WORK INSTRUCTIONS: Write out the listing, please, but only from its first line through the line containing "import * as", exactly as given and without pictures.

SOURCE MATERIAL:
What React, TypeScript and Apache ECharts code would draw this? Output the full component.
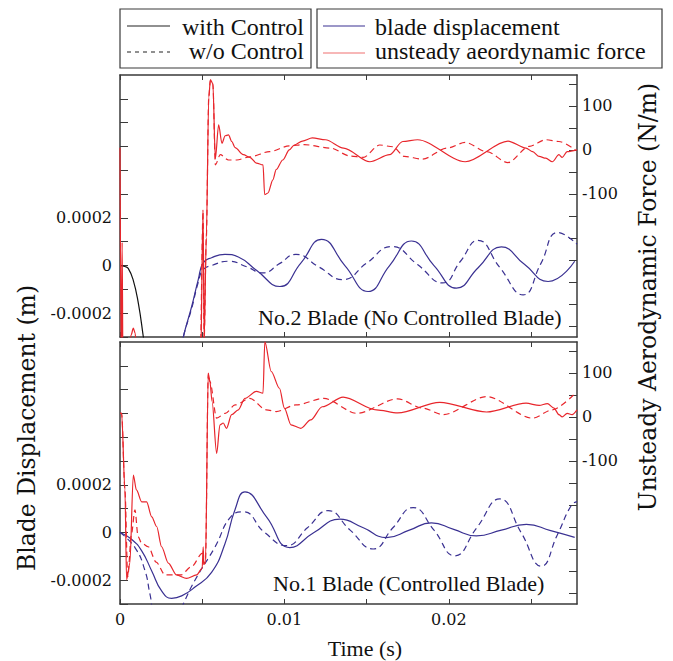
import React, { useEffect, useRef } from "react";
import * as echarts from "echarts";

// ---------- axis ticks / labels ----------
const xTickValues = [0, 0.005, 0.01, 0.015, 0.02, 0.025];
const xLabelValues = [0, 0.01, 0.02];
const dispTickValues = [-0.0003, -0.0002, -0.0001, 0, 0.0001, 0.0002, 0.0003, 0.0004, 0.0005, 0.0006, 0.0007];
const dispLabelValues = [-0.0002, 0, 0.0002];
const forceTickValues = [-400, -350, -300, -250, -200, -150, -100, -50, 0, 50, 100, 150];
const forceLabelValues = [-100, 0, 100];

// ---------- No.2 blade (upper panel) ----------
const t2BlackCtrl = [0, 0.0003, 0.0005, 0.0008, 0.00112, 0.00142, 0.0017];
const d2BlackCtrl = [0, -0.000004, -0.000012, -0.00006, -0.00016, -0.0003, -0.00044];

const t2DispCtrl = [0.0035, 0.00385, 0.00436, 0.00476, 0.00506, 0.00557, 0.00638, 0.0072, 0.0083, 0.00973, 0.011, 0.01226, 0.01368, 0.01509, 0.0164, 0.01773, 0.0191, 0.02047, 0.0218, 0.0232, 0.0246, 0.02604, 0.02766];
const d2DispCtrl = [-0.00042, -0.0003, -0.000172, -0.000059, 0.000011, 0.000033, 0.000047, 0.000036, -0.00002, -0.000088, 0.00001, 0.00011, 0, -0.000109, 0, 0.000103, 0, -0.000095, -0.000008, 0.000078, 0.000005, -0.000067, 0.000018];

const t2DispNo = [0.0035, 0.00385, 0.00436, 0.00476, 0.00506, 0.00557, 0.0066, 0.0077, 0.0087, 0.0097, 0.0107, 0.0121, 0.01356, 0.015, 0.01653, 0.0181, 0.01963, 0.0207, 0.02178, 0.0231, 0.02452, 0.0256, 0.02664, 0.0278];
const d2DispNo = [-0.00042, -0.0003, -0.00018, -0.00007, -0.000017, 0, 0.000018, -0.000005, -0.000031, 0.000008, 0.000047, -0.000006, -0.000059, 0.00001, 0.00008, 0.000004, -0.000073, 0.000017, 0.000106, -0.000008, -0.000123, 0.000008, 0.000139, 0.00009];

const t2ForceCtrl = [0, 0.00008, 0.00013, 0.00018, 0.00055, 0.00068, 0.00081, 0.00092, 0.001, 0.0012, 0.0049, 0.00505, 0.00512, 0.00525, 0.0054, 0.0055, 0.00565, 0.0058, 0.006, 0.0062, 0.0064, 0.0066, 0.0068, 0.007, 0.0075, 0.0079, 0.0083, 0.0087, 0.0088, 0.009, 0.0093, 0.0095, 0.0099, 0.0103, 0.0106, 0.0111, 0.0117, 0.0125, 0.0136, 0.0152, 0.0164, 0.0172, 0.0181, 0.021, 0.0236, 0.0247, 0.0251, 0.0255, 0.0259, 0.0263, 0.0267, 0.0269, 0.0272, 0.0278];
const f2ForceCtrl = [5, -500, -210, -500, -450, -420, -405, -416, -450, -500, -500, -136, -430, -200, 120, 159, 150, -20, 57, 15, 32, 34, 19, 5, -11, -17, -30, -34, -102, -98, -68, -45, -23, 0, 11, 20, 27, 23, 4, -27, -11, 19, 23, -27, 20, 4, -4, -15, -19, -27, -11, -17, -4, 0];

const t2ForceNo = [0.0049, 0.00505, 0.00512, 0.00525, 0.0054, 0.0055, 0.00565, 0.0058, 0.0061, 0.0066, 0.0071, 0.0079, 0.0091, 0.0103, 0.0112, 0.0128, 0.014, 0.0148, 0.0158, 0.0166, 0.0173, 0.0184, 0.0199, 0.021, 0.0223, 0.0236, 0.0249, 0.0259, 0.0267, 0.0277];
const f2ForceNo = [-500, -140, -430, -200, 120, 159, 150, -34, -11, -23, -23, -16, -4, 9, 12, 4, -14, -17, 11, 7, -15, -21, 4, 17, -4, -29, 8, 23, 19, 0];

// ---------- No.1 blade (lower panel) ----------
const t1DispCtrl = [0, 0.0007, 0.00132, 0.00193, 0.00253, 0.00314, 0.00375, 0.00456, 0.00557, 0.00638, 0.00699, 0.0076, 0.00892, 0.01033, 0.0118, 0.01337, 0.0148, 0.01621, 0.0176, 0.01895, 0.0203, 0.02168, 0.0232, 0.02472, 0.0262, 0.02766];
const d1DispCtrl = [0, -0.000028, -0.000077, -0.000161, -0.000245, -0.000276, -0.000266, -0.000229, -0.000167, -0.000048, 0.000095, 0.000171, 0.000065, -0.000063, 0, 0.000056, 0.00002, -0.000021, 0.00001, 0.000041, 0.000013, -0.000014, 0.00001, 0.000034, 0.000008, -0.00002];

const t1DispNo = [0, 0.00091, 0.00152, 0.00182, 0.0022, 0.0032, 0.00385, 0.00456, 0.00577, 0.00679, 0.0075, 0.0088, 0.01013, 0.0114, 0.01266, 0.014, 0.0154, 0.0166, 0.01783, 0.0191, 0.02036, 0.0217, 0.0231, 0.0244, 0.02563, 0.0266, 0.02746, 0.0278];
const d1DispNo = [0, -0.000063, -0.00016, -0.000257, -0.00037, -0.0004, -0.0003, -0.0002, -0.000062, 0.00007, 0.000087, 0, -0.000055, 0.00002, 0.000092, 0.00001, -0.000069, 0.00002, 0.000105, 0.00001, -0.000098, 0.00002, 0.000141, 0, -0.000141, -0.00001, 0.000115, 0.00013];

const t1ForceCtrl = [0, 0.0001, 0.0003, 0.0004, 0.0006, 0.00081, 0.001, 0.00132, 0.00162, 0.00193, 0.00223, 0.00253, 0.00294, 0.00344, 0.00405, 0.00466, 0.005, 0.00506, 0.0051, 0.0052, 0.00537, 0.00547, 0.0056, 0.00588, 0.00608, 0.00628, 0.00648, 0.00679, 0.0072, 0.0076, 0.0083, 0.0087, 0.00881, 0.0092, 0.0097, 0.01, 0.0104, 0.011, 0.0116, 0.0123, 0.01357, 0.0156, 0.0169, 0.01945, 0.0223, 0.0247, 0.0255, 0.026, 0.0264, 0.0267, 0.0269, 0.0272, 0.0275, 0.0278];
const f1ForceCtrl = [8, 8, -166, -370, -332, -132, -166, -193, -193, -227, -249, -295, -332, -359, -367, -359, -344, -295, -335, -330, 99, 80, 35, -83, -18, -14, -26, 5, 16, 42, 58, 54, 171, 103, 65, 20, -18, -26, -7, 23, 45, 16, 9, 33, 11, 31, 26, 30, 20, 5, 0, 8, 5, 16];

const t1ForceNo = [0, 0.0001, 0.0003, 0.00047, 0.0007, 0.00091, 0.0011, 0.00132, 0.00172, 0.0022, 0.00274, 0.0037, 0.00436, 0.005, 0.00506, 0.0051, 0.0052, 0.00537, 0.00547, 0.00588, 0.0064, 0.007, 0.0079, 0.0089, 0.0095, 0.0107, 0.0124, 0.0144, 0.0169, 0.0184, 0.01965, 0.0223, 0.0251, 0.0263, 0.0277];
const f1ForceNo = [8, 8, -166, -363, -265, -211, -272, -287, -295, -330, -359, -359, -340, -310, -302, -335, -330, 99, 80, -3, 8, 27, 42, 16, 12, 27, 42, 8, 41, 20, 5, 46, -3, 16, 54];

const RED = "#e8262c";
const BLUE = "#3a3192";
const FRAME = "#3a3a3a";
const X_MAX = 0.0278;
const D_MIN = -0.0003;
const D_MAX = 0.0008;
const F_MIN = -425;
const F_MAX = 170;

const zip = (t: number[], v: number[]) => t.map((x, i) => [x, v[i]]);
const fmt = (v: number) => String(Math.round(v * 1e6) / 1e6);

const TICK_FONT = "'DejaVu Serif', serif";
const TIMES = "'Liberation Serif', 'Times New Roman', serif";

function xAxes(gridIndex: number, showLabels: boolean) {
  const base = {
    type: "value",
    gridIndex,
    min: 0,
    max: X_MAX,
    splitLine: { show: false },
    axisLine: { show: true, onZero: false, lineStyle: { color: FRAME, width: 1.5 } },
    axisTick: { show: true, inside: true, length: 5, customValues: xTickValues, lineStyle: { color: FRAME, width: 1 } },
  };
  return [
    {
      ...base,
      position: "bottom",
      axisLabel: {
        show: showLabels,
        customValues: xLabelValues,
        formatter: fmt,
        fontFamily: TICK_FONT,
        fontSize: 16,
        color: "#111",
        margin: 7,
      },
    },
    { ...base, position: "top", axisLabel: { show: false } },
  ];
}

function yAxes(gridIndex: number) {
  return [
    {
      type: "value",
      gridIndex,
      position: "left",
      min: D_MIN,
      max: D_MAX,
      splitLine: { show: false },
      axisLine: { show: true, onZero: false, lineStyle: { color: FRAME, width: 1.5 } },
      axisTick: { show: true, inside: true, length: 8, customValues: dispTickValues, lineStyle: { color: FRAME, width: 1 } },
      axisLabel: { customValues: dispLabelValues, formatter: fmt, fontFamily: TICK_FONT, fontSize: 16, color: "#111", margin: 8 },
    },
    {
      type: "value",
      gridIndex,
      position: "right",
      min: F_MIN,
      max: F_MAX,
      splitLine: { show: false },
      axisLine: { show: true, onZero: false, lineStyle: { color: FRAME, width: 1.5 } },
      axisTick: { show: true, inside: true, length: 8, customValues: forceTickValues, lineStyle: { color: FRAME, width: 1 } },
      axisLabel: { customValues: forceLabelValues, formatter: fmt, fontFamily: TICK_FONT, fontSize: 16, color: "#111", margin: 5 },
    },
  ];
}

function line(name: string, data: number[][], xi: number, yi: number, color: string, dashed: boolean, sharp: boolean) {
  return {
    type: "line",
    name,
    data,
    xAxisIndex: xi,
    yAxisIndex: yi,
    showSymbol: false,
    symbol: "none",
    smooth: sharp ? 0.3 : 0.5,
    smoothMonotone: sharp ? "x" : undefined,
    clip: true,
    lineStyle: { color, width: 1.2, type: dashed ? [6, 4] : "solid" },
    z: 3,
  };
}

export default function App() {
  const ref = useRef<HTMLDivElement>(null);
  useEffect(() => {
    if (!ref.current) return;
    const chart = echarts.init(ref.current, null, { renderer: "svg" });
    const legendText = (x: number, y: number, text: string, align: string) => ({
      type: "text",
      x,
      y,
      style: { text, fontFamily: TIMES, fontSize: 24, fill: "#111", align, verticalAlign: "middle" },
    });
    const legendLine = (x1: number, x2: number, y: number, color: string, dashed: boolean) => ({
      type: "line",
      shape: { x1, y1: y, x2, y2: y },
      style: { stroke: color, lineWidth: 1.2, lineDash: dashed ? [4, 4] : null },
    });
    chart.setOption({
      animation: false,
      backgroundColor: "#fff",
      textStyle: { fontFamily: TIMES },
      grid: [
        { left: 120, top: 75, width: 457, height: 262, outerBoundsMode: "none", containLabel: false },
        { left: 120, top: 342, width: 457, height: 262, outerBoundsMode: "none", containLabel: false },
      ],
      xAxis: [...xAxes(0, false), ...xAxes(1, true)],
      yAxis: [...yAxes(0), ...yAxes(1)],
      series: [
        line("with Control (No.2, start)", zip(t2BlackCtrl, d2BlackCtrl), 0, 0, "#111", false, false),
        line("blade displacement with Control (No.2)", zip(t2DispCtrl, d2DispCtrl), 0, 0, BLUE, false, false),
        line("blade displacement w/o Control (No.2)", zip(t2DispNo, d2DispNo), 0, 0, BLUE, true, false),
        line("unsteady aeordynamic force with Control (No.2)", zip(t2ForceCtrl, f2ForceCtrl), 0, 1, RED, false, true),
        line("unsteady aeordynamic force w/o Control (No.2)", zip(t2ForceNo, f2ForceNo), 0, 1, RED, true, true),
        line("blade displacement with Control (No.1)", zip(t1DispCtrl, d1DispCtrl), 2, 2, BLUE, false, false),
        line("blade displacement w/o Control (No.1)", zip(t1DispNo, d1DispNo), 2, 2, BLUE, true, false),
        line("unsteady aeordynamic force with Control (No.1)", zip(t1ForceCtrl, f1ForceCtrl), 2, 3, RED, false, true),
        line("unsteady aeordynamic force w/o Control (No.1)", zip(t1ForceNo, f1ForceNo), 2, 3, RED, true, true),
      ],
      graphic: [
        { type: "rect", shape: { x: 120, y: 9, width: 191, height: 59 }, style: { fill: "none", stroke: FRAME, lineWidth: 1.2 } },
        legendLine(127, 170, 26, "#222", false),
        legendLine(127, 170, 52, "#222", true),
        legendText(304, 27, "with Control", "right"),
        legendText(304, 51, "w/o Control", "right"),
        { type: "rect", shape: { x: 317, y: 9, width: 345, height: 59 }, style: { fill: "none", stroke: FRAME, lineWidth: 1.2 } },
        legendLine(323, 365, 26, BLUE, false),
        legendLine(323, 365, 53, "#f07070", false),
        legendText(375, 27, "blade displacement", "left"),
        legendText(375, 51, "unsteady aeordynamic force", "left"),
        {
          type: "text",
          x: 258,
          y: 317,
          style: { text: "No.2 Blade (No Controlled Blade)", fontFamily: TIMES, fontSize: 22, fill: "#111", verticalAlign: "middle" },
          z: 10,
        },
        {
          type: "text",
          x: 273,
          y: 583,
          style: { text: "No.1 Blade (Controlled Blade)", fontFamily: TIMES, fontSize: 22, fill: "#111", verticalAlign: "middle" },
          z: 10,
        },
        {
          type: "text",
          x: 365,
          y: 648,
          style: { text: "Time (s)", fontFamily: TIMES, fontSize: 22, fill: "#111", align: "center", verticalAlign: "middle" },
        },
        {
          type: "text",
          x: 27,
          y: 428,
          rotation: Math.PI / 2,
          style: { text: "Blade Displacement (m)", fontFamily: TICK_FONT, fontSize: 23.5, fill: "#111", align: "center", verticalAlign: "middle" },
        },
        {
          type: "text",
          x: 648,
          y: 297,
          rotation: Math.PI / 2,
          style: { text: "Unsteady Aerodynamic Force (N/m)", fontFamily: TICK_FONT, fontSize: 23.5, fill: "#111", align: "center", verticalAlign: "middle" },
        },
      ],
    });
    return () => chart.dispose();
  }, []);
  return <div ref={ref} style={{ width: 673, height: 661, position: "absolute", left: 0, top: 0 }} />;
}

EXERCISE RESPONSE:
What React, TypeScript and Apache ECharts code would draw this? Output the full component.
import React, { useEffect, useRef } from "react";
import * as echarts from "echarts";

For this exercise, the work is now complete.